- TASK DESCRIPTION -
Repeat every entry word for word, but leave the images out of your copy.
=-=-=
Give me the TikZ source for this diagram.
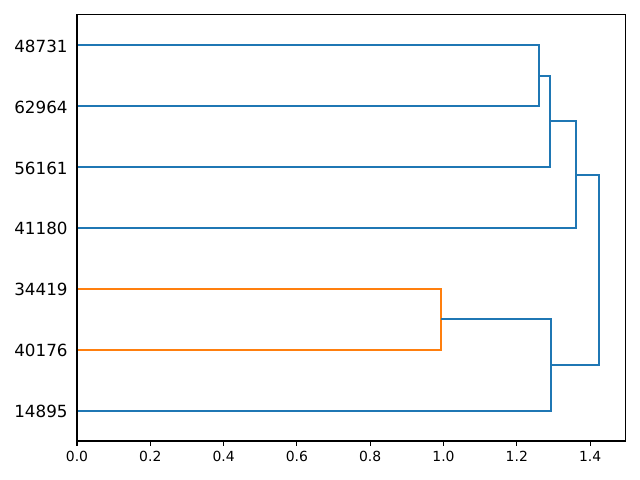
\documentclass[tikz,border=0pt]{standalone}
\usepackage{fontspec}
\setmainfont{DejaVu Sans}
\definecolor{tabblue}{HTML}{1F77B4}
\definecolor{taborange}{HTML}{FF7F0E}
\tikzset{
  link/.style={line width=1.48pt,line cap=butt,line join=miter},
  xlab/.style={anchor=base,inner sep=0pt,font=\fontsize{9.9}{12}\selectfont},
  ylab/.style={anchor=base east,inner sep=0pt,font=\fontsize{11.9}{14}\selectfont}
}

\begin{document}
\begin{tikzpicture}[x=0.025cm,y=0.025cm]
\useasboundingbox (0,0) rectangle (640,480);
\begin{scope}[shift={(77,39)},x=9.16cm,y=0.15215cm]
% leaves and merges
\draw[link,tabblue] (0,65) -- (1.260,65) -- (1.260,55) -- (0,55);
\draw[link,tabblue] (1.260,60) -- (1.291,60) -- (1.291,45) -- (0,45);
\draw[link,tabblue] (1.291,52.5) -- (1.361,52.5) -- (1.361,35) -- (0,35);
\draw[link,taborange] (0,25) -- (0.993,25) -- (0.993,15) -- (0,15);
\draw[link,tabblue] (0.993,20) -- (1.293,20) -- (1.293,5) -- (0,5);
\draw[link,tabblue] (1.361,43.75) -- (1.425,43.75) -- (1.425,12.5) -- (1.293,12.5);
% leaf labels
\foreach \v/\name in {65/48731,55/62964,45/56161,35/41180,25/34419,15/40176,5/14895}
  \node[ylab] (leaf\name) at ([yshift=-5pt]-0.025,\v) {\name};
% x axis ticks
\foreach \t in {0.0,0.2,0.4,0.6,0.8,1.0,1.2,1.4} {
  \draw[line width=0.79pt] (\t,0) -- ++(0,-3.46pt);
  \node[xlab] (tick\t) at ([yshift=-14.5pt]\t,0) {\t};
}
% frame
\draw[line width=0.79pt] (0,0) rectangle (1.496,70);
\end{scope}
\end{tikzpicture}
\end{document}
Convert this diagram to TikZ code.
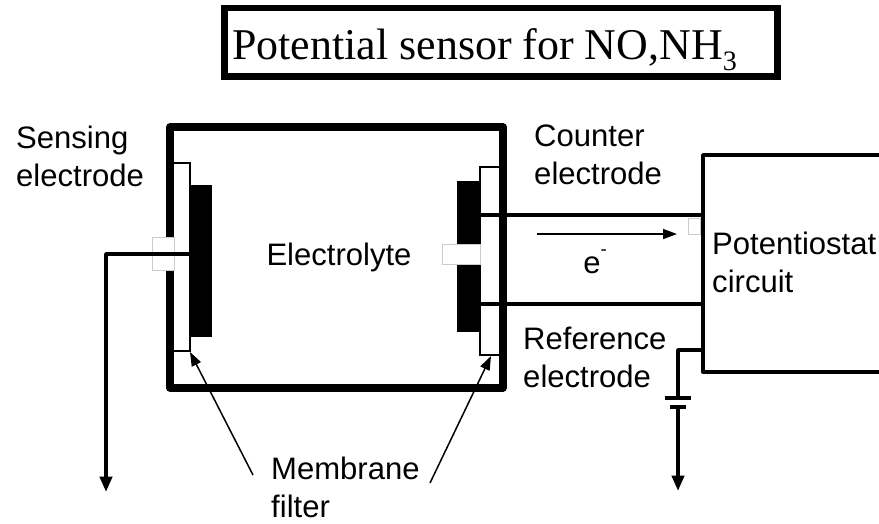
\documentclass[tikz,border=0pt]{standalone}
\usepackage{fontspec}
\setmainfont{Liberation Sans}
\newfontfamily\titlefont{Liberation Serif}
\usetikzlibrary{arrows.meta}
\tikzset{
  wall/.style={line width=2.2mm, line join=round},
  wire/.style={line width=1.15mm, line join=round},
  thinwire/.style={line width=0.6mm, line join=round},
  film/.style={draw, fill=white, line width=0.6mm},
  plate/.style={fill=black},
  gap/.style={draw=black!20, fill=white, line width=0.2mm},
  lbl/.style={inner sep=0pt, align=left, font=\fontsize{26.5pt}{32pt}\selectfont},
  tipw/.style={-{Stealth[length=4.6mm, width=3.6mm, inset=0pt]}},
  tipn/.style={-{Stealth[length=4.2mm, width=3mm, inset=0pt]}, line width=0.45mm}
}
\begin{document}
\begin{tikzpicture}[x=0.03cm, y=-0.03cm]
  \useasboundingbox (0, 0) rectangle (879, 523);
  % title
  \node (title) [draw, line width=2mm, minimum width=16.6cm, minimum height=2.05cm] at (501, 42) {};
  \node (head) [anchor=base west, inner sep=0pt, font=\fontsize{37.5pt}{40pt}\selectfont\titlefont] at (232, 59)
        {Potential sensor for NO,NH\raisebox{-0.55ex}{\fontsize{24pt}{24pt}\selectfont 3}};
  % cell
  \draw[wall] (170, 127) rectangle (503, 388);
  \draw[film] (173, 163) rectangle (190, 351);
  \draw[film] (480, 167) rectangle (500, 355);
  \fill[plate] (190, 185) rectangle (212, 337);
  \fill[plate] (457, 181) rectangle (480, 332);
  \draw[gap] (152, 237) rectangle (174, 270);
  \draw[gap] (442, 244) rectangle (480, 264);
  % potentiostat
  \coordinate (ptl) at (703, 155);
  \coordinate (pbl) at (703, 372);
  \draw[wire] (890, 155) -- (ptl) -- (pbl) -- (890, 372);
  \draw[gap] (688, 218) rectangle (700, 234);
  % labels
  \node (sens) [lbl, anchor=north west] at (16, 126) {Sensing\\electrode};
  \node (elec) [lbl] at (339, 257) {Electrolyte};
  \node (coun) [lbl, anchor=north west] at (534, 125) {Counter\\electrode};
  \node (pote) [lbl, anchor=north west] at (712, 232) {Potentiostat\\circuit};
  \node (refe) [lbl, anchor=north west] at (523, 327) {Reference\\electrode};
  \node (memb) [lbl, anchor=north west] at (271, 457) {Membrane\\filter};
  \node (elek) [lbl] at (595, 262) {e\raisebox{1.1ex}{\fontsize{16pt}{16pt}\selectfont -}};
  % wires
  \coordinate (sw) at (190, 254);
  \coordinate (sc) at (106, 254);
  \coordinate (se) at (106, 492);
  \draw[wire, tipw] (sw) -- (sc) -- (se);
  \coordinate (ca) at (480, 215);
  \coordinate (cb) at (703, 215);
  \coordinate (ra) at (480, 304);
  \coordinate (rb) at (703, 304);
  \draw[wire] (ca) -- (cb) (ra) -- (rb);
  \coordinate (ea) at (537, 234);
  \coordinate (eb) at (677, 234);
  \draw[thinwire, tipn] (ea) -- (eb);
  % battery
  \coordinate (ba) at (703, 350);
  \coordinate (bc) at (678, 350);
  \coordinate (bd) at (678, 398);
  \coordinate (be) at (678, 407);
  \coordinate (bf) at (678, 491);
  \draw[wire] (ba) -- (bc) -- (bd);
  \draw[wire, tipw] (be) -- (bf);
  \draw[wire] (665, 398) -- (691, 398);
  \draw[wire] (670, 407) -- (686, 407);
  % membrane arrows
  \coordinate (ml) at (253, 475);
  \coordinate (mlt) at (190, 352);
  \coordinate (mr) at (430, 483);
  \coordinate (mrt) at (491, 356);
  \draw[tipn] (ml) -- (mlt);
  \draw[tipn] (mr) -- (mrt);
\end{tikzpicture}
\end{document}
=-=-=
- EXERCISE SOLUTION -
Give me the TikZ source for this diagram.
\documentclass[tikz,border=0pt]{standalone}
\usepackage{fontspec}
\setmainfont{DejaVu Sans}
\definecolor{tabblue}{HTML}{1F77B4}
\definecolor{taborange}{HTML}{FF7F0E}
\tikzset{
  link/.style={line width=1.48pt,line cap=butt,line join=miter},
  xlab/.style={anchor=base,inner sep=0pt,font=\fontsize{9.9}{12}\selectfont},
  ylab/.style={anchor=base east,inner sep=0pt,font=\fontsize{11.9}{14}\selectfont}
}

\begin{document}
\begin{tikzpicture}[x=0.025cm,y=0.025cm]
\useasboundingbox (0,0) rectangle (640,480);
\begin{scope}[shift={(77,39)},x=9.16cm,y=0.15215cm]
% leaves and merges
\draw[link,tabblue] (0,65) -- (1.260,65) -- (1.260,55) -- (0,55);
\draw[link,tabblue] (1.260,60) -- (1.291,60) -- (1.291,45) -- (0,45);
\draw[link,tabblue] (1.291,52.5) -- (1.361,52.5) -- (1.361,35) -- (0,35);
\draw[link,taborange] (0,25) -- (0.993,25) -- (0.993,15) -- (0,15);
\draw[link,tabblue] (0.993,20) -- (1.293,20) -- (1.293,5) -- (0,5);
\draw[link,tabblue] (1.361,43.75) -- (1.425,43.75) -- (1.425,12.5) -- (1.293,12.5);
% leaf labels
\foreach \v/\name in {65/48731,55/62964,45/56161,35/41180,25/34419,15/40176,5/14895}
  \node[ylab] (leaf\name) at ([yshift=-5pt]-0.025,\v) {\name};
% x axis ticks
\foreach \t in {0.0,0.2,0.4,0.6,0.8,1.0,1.2,1.4} {
  \draw[line width=0.79pt] (\t,0) -- ++(0,-3.46pt);
  \node[xlab] (tick\t) at ([yshift=-14.5pt]\t,0) {\t};
}
% frame
\draw[line width=0.79pt] (0,0) rectangle (1.496,70);
\end{scope}
\end{tikzpicture}
\end{document}
Convert this diagram to TikZ code.
\documentclass[tikz,border=0pt]{standalone}
\usepackage{fontspec}
\setmainfont{Liberation Sans}
\newfontfamily\titlefont{Liberation Serif}
\usetikzlibrary{arrows.meta}
\tikzset{
  wall/.style={line width=2.2mm, line join=round},
  wire/.style={line width=1.15mm, line join=round},
  thinwire/.style={line width=0.6mm, line join=round},
  film/.style={draw, fill=white, line width=0.6mm},
  plate/.style={fill=black},
  gap/.style={draw=black!20, fill=white, line width=0.2mm},
  lbl/.style={inner sep=0pt, align=left, font=\fontsize{26.5pt}{32pt}\selectfont},
  tipw/.style={-{Stealth[length=4.6mm, width=3.6mm, inset=0pt]}},
  tipn/.style={-{Stealth[length=4.2mm, width=3mm, inset=0pt]}, line width=0.45mm}
}
\begin{document}
\begin{tikzpicture}[x=0.03cm, y=-0.03cm]
  \useasboundingbox (0, 0) rectangle (879, 523);
  % title
  \node (title) [draw, line width=2mm, minimum width=16.6cm, minimum height=2.05cm] at (501, 42) {};
  \node (head) [anchor=base west, inner sep=0pt, font=\fontsize{37.5pt}{40pt}\selectfont\titlefont] at (232, 59)
        {Potential sensor for NO,NH\raisebox{-0.55ex}{\fontsize{24pt}{24pt}\selectfont 3}};
  % cell
  \draw[wall] (170, 127) rectangle (503, 388);
  \draw[film] (173, 163) rectangle (190, 351);
  \draw[film] (480, 167) rectangle (500, 355);
  \fill[plate] (190, 185) rectangle (212, 337);
  \fill[plate] (457, 181) rectangle (480, 332);
  \draw[gap] (152, 237) rectangle (174, 270);
  \draw[gap] (442, 244) rectangle (480, 264);
  % potentiostat
  \coordinate (ptl) at (703, 155);
  \coordinate (pbl) at (703, 372);
  \draw[wire] (890, 155) -- (ptl) -- (pbl) -- (890, 372);
  \draw[gap] (688, 218) rectangle (700, 234);
  % labels
  \node (sens) [lbl, anchor=north west] at (16, 126) {Sensing\\electrode};
  \node (elec) [lbl] at (339, 257) {Electrolyte};
  \node (coun) [lbl, anchor=north west] at (534, 125) {Counter\\electrode};
  \node (pote) [lbl, anchor=north west] at (712, 232) {Potentiostat\\circuit};
  \node (refe) [lbl, anchor=north west] at (523, 327) {Reference\\electrode};
  \node (memb) [lbl, anchor=north west] at (271, 457) {Membrane\\filter};
  \node (elek) [lbl] at (595, 262) {e\raisebox{1.1ex}{\fontsize{16pt}{16pt}\selectfont -}};
  % wires
  \coordinate (sw) at (190, 254);
  \coordinate (sc) at (106, 254);
  \coordinate (se) at (106, 492);
  \draw[wire, tipw] (sw) -- (sc) -- (se);
  \coordinate (ca) at (480, 215);
  \coordinate (cb) at (703, 215);
  \coordinate (ra) at (480, 304);
  \coordinate (rb) at (703, 304);
  \draw[wire] (ca) -- (cb) (ra) -- (rb);
  \coordinate (ea) at (537, 234);
  \coordinate (eb) at (677, 234);
  \draw[thinwire, tipn] (ea) -- (eb);
  % battery
  \coordinate (ba) at (703, 350);
  \coordinate (bc) at (678, 350);
  \coordinate (bd) at (678, 398);
  \coordinate (be) at (678, 407);
  \coordinate (bf) at (678, 491);
  \draw[wire] (ba) -- (bc) -- (bd);
  \draw[wire, tipw] (be) -- (bf);
  \draw[wire] (665, 398) -- (691, 398);
  \draw[wire] (670, 407) -- (686, 407);
  % membrane arrows
  \coordinate (ml) at (253, 475);
  \coordinate (mlt) at (190, 352);
  \coordinate (mr) at (430, 483);
  \coordinate (mrt) at (491, 356);
  \draw[tipn] (ml) -- (mlt);
  \draw[tipn] (mr) -- (mrt);
\end{tikzpicture}
\end{document}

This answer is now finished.